When former Republican congressman Joe Walsh announced last Sunday that he was running against Trump for the party’s nomination for president in 2020, the instant verdict was overwhelming: Walsh does not have a chance in hell. “Mr. Walsh stands virtually no chance of wresting the Republican presidential nomination away from Mr. Trump,” the New York Times wrote. And the Times is correct.
But Walsh’s run could still herald the end of Trump’s presidency.
Since the advent in the 1960s of the modern system of party primaries for presidential nominations, no incumbent president seeking re-election has been successful if challenged in the primaries.
There are no Newtonian rules of politics as there are in physics, but there are certain axioms that have proved true over history.
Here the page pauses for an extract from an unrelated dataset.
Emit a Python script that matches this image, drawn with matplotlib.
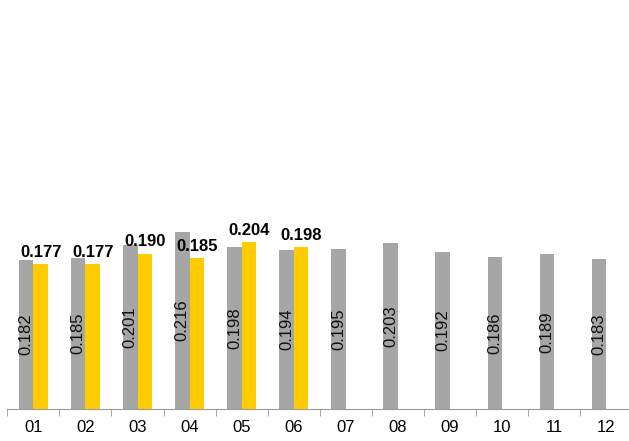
import numpy as np
import matplotlib.pyplot as plt

plt.rcParams['font.family'] = ['Liberation Sans', 'DejaVu Sans']

months = ['01', '02', '03', '04', '05', '06', '07', '08', '09', '10', '11', '12']
gray_vals = [0.182, 0.185, 0.201, 0.216, 0.198, 0.194, 0.195, 0.203, 0.192, 0.186, 0.189, 0.183]
yellow_vals = [0.177, 0.177, 0.190, 0.185, 0.204, 0.198]

gray_col = '#A6A6A6'
yellow_col = '#FFCC00'
w = 0.28

fig = plt.figure(figsize=(6.29, 4.41), dpi=100)
ax = fig.add_axes([7.3 / 629, (441 - 409) / 441, 625 / 629, 409 / 441])

x = np.arange(len(months))
gb = ax.bar(x - w / 2, gray_vals, w, color=gray_col)
yb = ax.bar(x[:len(yellow_vals)] + w / 2, yellow_vals, w, color=yellow_col)

for rect, v in zip(gb, gray_vals):
    ax.text(rect.get_x() + rect.get_width() / 2, v / 2, f'{v:.3f}',
            rotation=90, ha='center', va='center', fontsize=12, color='#111111')
for rect, v in zip(yb, yellow_vals):
    ax.text(rect.get_x() + rect.get_width() / 2, v + 0.005, f'{v:.3f}',
            ha='center', va='bottom', fontsize=12, fontweight='bold', color='black')

ax.set_xlim(-0.5, len(months) - 0.5)
ax.set_ylim(0, 0.5)
ax.set_xticks(x)
ax.set_xticklabels(months, fontsize=12)
ax.set_xticks(np.arange(-0.5, len(months), 1), minor=True)
ax.tick_params(axis='x', which='major', length=0, pad=8)
ax.tick_params(axis='x', which='minor', length=5, color='#999999', direction='out')
ax.set_yticks([])
for s in ['top', 'right', 'left']:
    ax.spines[s].set_visible(False)
ax.spines['bottom'].set_color('#999999')

fig.savefig('out.png', dpi=100)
And among the most important is this: Going back to Franklin D. Roosevelt, but really since the advent in the 1960s of the modern system of party primaries for presidential nominations, no incumbent president seeking re-election has been successful if challenged in the primaries.
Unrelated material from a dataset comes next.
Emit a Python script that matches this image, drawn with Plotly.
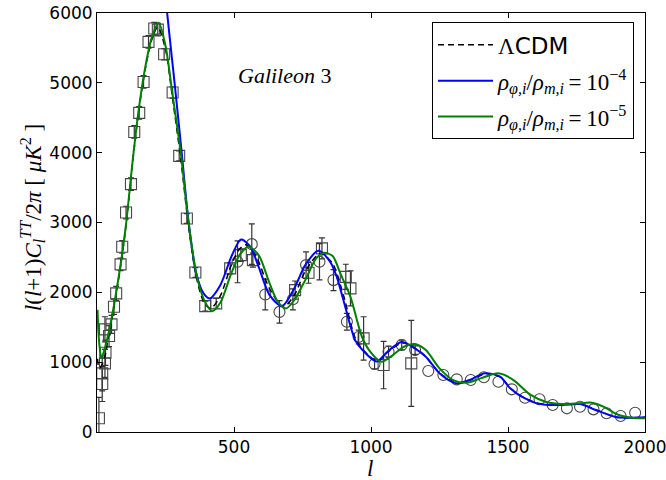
import plotly.graph_objects as go

# ---------------- data ----------------
# LCDM (dashed black)
lcdm_l = [2, 5, 10, 20, 30, 40, 50, 70, 90, 107, 130, 150, 175, 200, 222, 250, 275, 306, 334, 362,
          390, 415, 450, 490, 520, 545, 580, 630, 680, 720, 760, 815, 860, 900, 942, 970, 1025,
          1060, 1115, 1160, 1200, 1250, 1319, 1360, 1420, 1471, 1508, 1550, 1605, 1650, 1700,
          1765, 1820, 1897, 1950, 2000]
lcdm_d = [1050, 950, 920, 980, 1100, 1330, 1520, 1980, 2480, 2990, 3860, 4530, 5170, 5620, 5800,
          5480, 4800, 3900, 2950, 2230, 1860, 1770, 1950, 2390, 2620, 2680, 2520, 2050, 1790,
          1960, 2300, 2560, 2410, 1950, 1350, 1180, 1010, 1140, 1275, 1200, 1080, 845, 700, 740,
          835, 790, 630, 510, 415, 390, 390, 400, 320, 212, 205, 208]

# rho_phi/rho_m = 1e-4 (blue)
blue_l = [230, 245, 255, 270, 286, 310, 334, 362, 389, 411, 450, 490, 520, 529, 560, 590, 630,
          675, 720, 760, 808, 851, 875, 900, 942, 970, 1021, 1060, 1112, 1160, 1200, 1250, 1300,
          1319, 1360, 1416, 1471, 1508, 1550, 1605, 1650, 1700, 1764, 1820, 1897, 1950, 2000]
blue_d = [7000, 6450, 6040, 5480, 4893, 3964, 3010, 2275, 1985, 1913, 2103, 2509, 2740, 2757,
          2652, 2366, 1960, 1803, 2056, 2390, 2595, 2437, 2222, 1880, 1316, 1170, 1010, 1150,
          1290, 1197, 1078, 840, 710, 697, 744, 840, 792, 625, 505, 410, 386, 388, 400, 315, 210,
          205, 210]

# rho_phi/rho_m = 1e-5 (green)
green_l = [2, 5, 10, 16, 25, 40, 50, 70, 90, 107, 130, 150, 175, 200, 225, 250, 275, 306, 334,
           362, 390, 420, 450, 490, 520, 553, 590, 630, 660, 690, 720, 760, 800, 829, 860, 888,
           925, 967, 997, 1037, 1080, 1120, 1161, 1200, 1250, 1300, 1350, 1400, 1465, 1520, 1580,
           1640, 1700, 1760, 1806, 1850, 1900, 1950, 2000]
green_d = [1750, 1450, 1200, 1060, 1150, 1380, 1560, 2000, 2500, 3010, 3880, 4550, 5200, 5650,
           5860, 5530, 4850, 3990, 3010, 2275, 1900, 1730, 1850, 2271, 2533, 2652, 2533, 2128,
           1865, 1770, 1889, 2175, 2485, 2566, 2520, 2271, 1936, 1364, 1150, 1006, 1102, 1221,
           1260, 1173, 912, 744, 706, 768, 840, 744, 540, 430, 400, 410, 420, 360, 250, 205, 196]

# square data points (with error bars)
sq_l = [7, 19, 19, 29, 31, 29, 44, 53, 62, 70, 86, 92, 106, 124, 136, 154, 170, 188, 209, 222,
        245, 276, 300, 328, 359, 395, 435, 486, 525, 569, 723, 772, 821, 908, 925, 973, 1046, 1147]
sq_d = [196, 687, 840, 983, 1135, 1470, 1374, 1541, 1793, 1985, 2400, 2652, 3143, 3549, 4297,
        4570, 5013, 5586, 5777, 5762, 5410, 4861, 3954, 3058, 2285, 1803, 1842, 2343, 2533, 2461,
        2032, 2280, 2629, 2222, 2056, 1340, 959, 983]
sq_e = [300, 250, 250, 200, 180, 180, 150, 130, 110, 100, 90, 90, 90, 90, 90, 90, 90, 90, 90, 90,
        80, 80, 70, 70, 70, 70, 70, 80, 90, 100, 130, 150, 150, 180, 250, 310, 340, 615]

# circle data points (error bars only visible where larger than the marker)
ci_l = [513, 565, 614, 666, 715, 763, 812, 863, 912, 955, 1013, 1064, 1112, 1161, 1209, 1264,
        1313, 1364, 1412, 1465, 1514, 1562, 1615, 1663, 1715, 1763, 1812, 1860, 1911, 1964]
ci_d = [2437, 2690, 1970, 1720, 1900, 2390, 2437, 2175, 1579, 1360, 973, 1150, 1245, 1173, 873,
        816, 754, 744, 783, 720, 611, 491, 468, 386, 339, 362, 324, 268, 229, 276]
ci_e = [300, 290, 220, 160, 150, 190, 260, 150, 120, 100, 70, 80, 70, 60, 0, 0, 0, 0, 0, 0,
        0, 0, 0, 0, 0, 0, 0, 0, 0, 0]

# ---------------- figure ----------------
MARK = "#474747"
ERRC = "#333333"
fig = go.Figure()

fig.add_trace(go.Scatter(
    x=sq_l, y=sq_d, mode="markers", showlegend=False,
    marker=dict(symbol="square-open", size=11, color=MARK, line=dict(width=1.1, color=MARK)),
    error_y=dict(type="data", array=sq_e, visible=True, color=ERRC, thickness=1.2, width=3),
))

# circle error bars (only points that have one)
idx = [i for i, e in enumerate(ci_e) if e > 0]
fig.add_trace(go.Scatter(
    x=[ci_l[i] for i in idx], y=[ci_d[i] for i in idx], mode="markers", showlegend=False,
    marker=dict(size=1, opacity=0),
    error_y=dict(type="data", array=[ci_e[i] for i in idx], visible=True,
                 color=ERRC, thickness=1.2, width=3),
    hoverinfo="skip",
))
fig.add_trace(go.Scatter(
    x=ci_l, y=ci_d, mode="markers", showlegend=False,
    marker=dict(symbol="circle-open", size=11, color=MARK, line=dict(width=1.1, color=MARK)),
))

EQ = "\u2009=\u2009"
fig.add_trace(go.Scatter(
    x=lcdm_l, y=lcdm_d, mode="lines", legendgroup="a",
    name="Λ<span style='font-family:DejaVu Sans'>CDM</span>",
    line=dict(color="black", width=1.5, dash="6px,4px", shape="spline", smoothing=0.8),
))
fig.add_trace(go.Scatter(
    x=blue_l, y=blue_d, mode="lines", legendgroup="b",
    name="<i>ρ</i><sub><i>φ,i</i></sub>/<i>ρ</i><sub><i>m,i</i></sub>" + EQ + "10<sup>−4</sup>",
    line=dict(color="#0000ff", width=2, shape="spline", smoothing=0.8),
))
fig.add_trace(go.Scatter(
    x=green_l, y=green_d, mode="lines", legendgroup="c",
    name="<i>ρ</i><sub><i>φ,i</i></sub>/<i>ρ</i><sub><i>m,i</i></sub>" + EQ + "10<sup>−5</sup>",
    line=dict(color="#008000", width=2, shape="spline", smoothing=0.8),
))

tickfont = dict(family="DejaVu Sans", size=17, color="black")
axis_common = dict(
    showline=True, linecolor="black", linewidth=1, mirror="allticks",
    ticks="inside", ticklen=5, tickcolor="black", tickwidth=1,
    showgrid=False, zeroline=False, tickfont=tickfont, automargin=False,
    ticklabeloverflow="allow",
)

fig.update_layout(
    width=666, height=480,
    margin=dict(l=97, r=21, t=13, b=48),
    paper_bgcolor="white", plot_bgcolor="white",
    xaxis=dict(range=[0, 2000], tickvals=[500, 1000, 1500, 2000], **axis_common),
    yaxis=dict(range=[0, 6000], tickvals=[0, 1000, 2000, 3000, 4000, 5000, 6000], **axis_common),
    legend=dict(
        x=(634 - 97) / 548, y=(432 - 22) / 419.3, xanchor="right", yanchor="top",
        bgcolor="white", bordercolor="black", borderwidth=1,
        font=dict(family="Liberation Serif", size=23, color="black"),
        tracegroupgap=3, itemwidth=55,
    ),
    annotations=[
        dict(text="<i>Galileon</i> 3", x=(285 - 97) / 548, y=(432 - 75) / 419.3,
             xref="paper", yref="paper", showarrow=False, xanchor="center", yanchor="middle",
             font=dict(family="Liberation Serif", size=22, color="black")),
        dict(text="<i>l</i>(<i>l</i>+1)<i>C</i><sub><i>l</i></sub><sup><i>TT</i></sup>/2<i>π</i> [ <i>μK</i><sup>2</sup> ]",
             x=(32 - 97) / 548, y=(432 - 218) / 419.3, xref="paper", yref="paper", textangle=-90,
             xanchor="center", yanchor="middle",
             showarrow=False, font=dict(family="Liberation Serif", size=23, color="black")),
        dict(text="<i>l</i>", x=(370 - 97) / 548, y=(432 - 469) / 419.3,
             xref="paper", yref="paper", showarrow=False, xanchor="center", yanchor="middle",
             font=dict(family="Liberation Serif", size=23, color="black")),
    ],
)

fig.write_html("out.html")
In 1968, Lyndon Johnson withdrew from the race following challenges from Senators Gene McCarthy and Robert Kennedy. Johnson’s words from the Oval Office on March 31, 1968 remain some of the most haunting ever uttered in a presidential address: “Accordingly, I shall not seek, and I will not accept, the nomination of my party for another term as your president.” The nation was irrevocably changed that night.
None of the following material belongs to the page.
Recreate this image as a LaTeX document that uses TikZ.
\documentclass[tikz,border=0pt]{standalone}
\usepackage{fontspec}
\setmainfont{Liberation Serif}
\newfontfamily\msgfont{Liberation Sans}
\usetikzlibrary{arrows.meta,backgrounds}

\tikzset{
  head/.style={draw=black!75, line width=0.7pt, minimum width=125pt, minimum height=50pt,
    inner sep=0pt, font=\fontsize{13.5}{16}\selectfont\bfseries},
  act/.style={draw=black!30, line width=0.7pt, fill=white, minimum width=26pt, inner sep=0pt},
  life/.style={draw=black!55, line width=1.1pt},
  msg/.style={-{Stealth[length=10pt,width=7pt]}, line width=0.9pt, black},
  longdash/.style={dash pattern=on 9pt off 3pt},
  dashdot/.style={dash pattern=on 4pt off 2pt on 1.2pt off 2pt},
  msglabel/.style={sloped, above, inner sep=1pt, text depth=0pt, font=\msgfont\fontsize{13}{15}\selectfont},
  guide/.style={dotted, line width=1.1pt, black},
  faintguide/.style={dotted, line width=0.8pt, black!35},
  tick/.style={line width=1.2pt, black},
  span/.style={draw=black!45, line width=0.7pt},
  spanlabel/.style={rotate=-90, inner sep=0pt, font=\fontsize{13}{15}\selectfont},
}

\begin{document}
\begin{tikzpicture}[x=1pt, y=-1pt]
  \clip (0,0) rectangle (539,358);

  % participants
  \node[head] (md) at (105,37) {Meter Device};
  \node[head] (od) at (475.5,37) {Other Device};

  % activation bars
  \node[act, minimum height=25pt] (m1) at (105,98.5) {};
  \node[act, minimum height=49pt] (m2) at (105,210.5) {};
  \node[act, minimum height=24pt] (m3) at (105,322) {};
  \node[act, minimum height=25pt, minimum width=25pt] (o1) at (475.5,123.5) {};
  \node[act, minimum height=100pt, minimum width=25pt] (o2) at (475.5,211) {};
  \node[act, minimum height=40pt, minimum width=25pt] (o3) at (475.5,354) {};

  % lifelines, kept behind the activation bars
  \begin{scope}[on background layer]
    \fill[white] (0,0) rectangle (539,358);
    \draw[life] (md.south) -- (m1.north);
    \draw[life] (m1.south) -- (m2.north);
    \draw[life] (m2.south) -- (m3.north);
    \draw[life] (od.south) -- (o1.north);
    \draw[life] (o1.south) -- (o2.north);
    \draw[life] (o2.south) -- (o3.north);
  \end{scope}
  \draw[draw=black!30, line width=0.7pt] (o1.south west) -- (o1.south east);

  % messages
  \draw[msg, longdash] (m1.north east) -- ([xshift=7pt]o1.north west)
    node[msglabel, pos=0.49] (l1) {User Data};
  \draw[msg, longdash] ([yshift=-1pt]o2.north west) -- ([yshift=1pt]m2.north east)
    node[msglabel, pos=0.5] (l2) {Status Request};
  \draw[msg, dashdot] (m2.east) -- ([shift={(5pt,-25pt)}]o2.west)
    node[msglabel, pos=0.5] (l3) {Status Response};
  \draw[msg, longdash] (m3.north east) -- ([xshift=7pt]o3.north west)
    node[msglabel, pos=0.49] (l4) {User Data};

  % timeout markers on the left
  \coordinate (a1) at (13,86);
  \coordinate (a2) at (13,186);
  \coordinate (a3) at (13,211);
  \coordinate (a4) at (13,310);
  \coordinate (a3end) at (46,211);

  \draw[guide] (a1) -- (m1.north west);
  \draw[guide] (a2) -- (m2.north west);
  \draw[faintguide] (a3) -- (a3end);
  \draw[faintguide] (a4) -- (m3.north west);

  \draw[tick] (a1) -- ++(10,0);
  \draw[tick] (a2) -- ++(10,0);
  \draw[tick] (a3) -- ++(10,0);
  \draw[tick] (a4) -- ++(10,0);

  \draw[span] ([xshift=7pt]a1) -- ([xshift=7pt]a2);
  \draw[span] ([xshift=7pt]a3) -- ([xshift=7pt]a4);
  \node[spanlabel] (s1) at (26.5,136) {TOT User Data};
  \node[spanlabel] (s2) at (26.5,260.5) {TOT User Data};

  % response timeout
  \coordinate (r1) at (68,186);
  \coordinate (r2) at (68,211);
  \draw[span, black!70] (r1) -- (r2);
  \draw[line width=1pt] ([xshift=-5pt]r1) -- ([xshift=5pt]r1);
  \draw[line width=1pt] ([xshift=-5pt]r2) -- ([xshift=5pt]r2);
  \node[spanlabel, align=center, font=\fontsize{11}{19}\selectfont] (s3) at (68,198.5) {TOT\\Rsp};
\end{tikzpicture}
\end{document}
In 1976, President Gerald Ford, who assumed office in 1974 following Richard Nixon’s resignation over Watergate, fought off California Governor Ronald Reagan – and lost to Jimmy Carter. In 1980, Carter beat Senator Ted Kennedy to win the re-nomination, and lost to Reagan. In 1992, President George H. W. Bush was challenged by conservative Pat Buchanan – and lost to Arkansas Governor Bill Clinton.
Reagan, Clinton, George W. Bush and Barack Obama never had an opponent to re-nomination and each served two terms.
Aside from coming after Trump from the rigid hard-right of the conservative movement – a part of Trump‘s base – and with an air of moralism against Trump’s personality and style, why will Walsh inflict damage on Trump? Walsh will get measurable media attention. He will challenge Trump to debates during the primaries – and force Trump to publicly ignore him. While Trump has 85 per cent support in the Republican Party, any primary showing where Walsh and the other rebellious contender, former liberal Governor William Weld of Massachusetts, might together take out 25 per cent of a given state’s Republican primary contest (think New Hampshire) will be noteworthy. In other words, Walsh will be a noisy nuisance who will get airtime, and Trump will have to pay attention at least to Walsh and will have to devote resources against him.
All these incursions by Walsh mean that Trump will have to spend some of his political capital and therefore make Trump weaker going into the general election than would be the case if he was truly unopposed for re-nomination.
While this is not an iron law of politics, there is some truth in a half century of testing in the field.
Walsh could well number Trump’s remining days in office.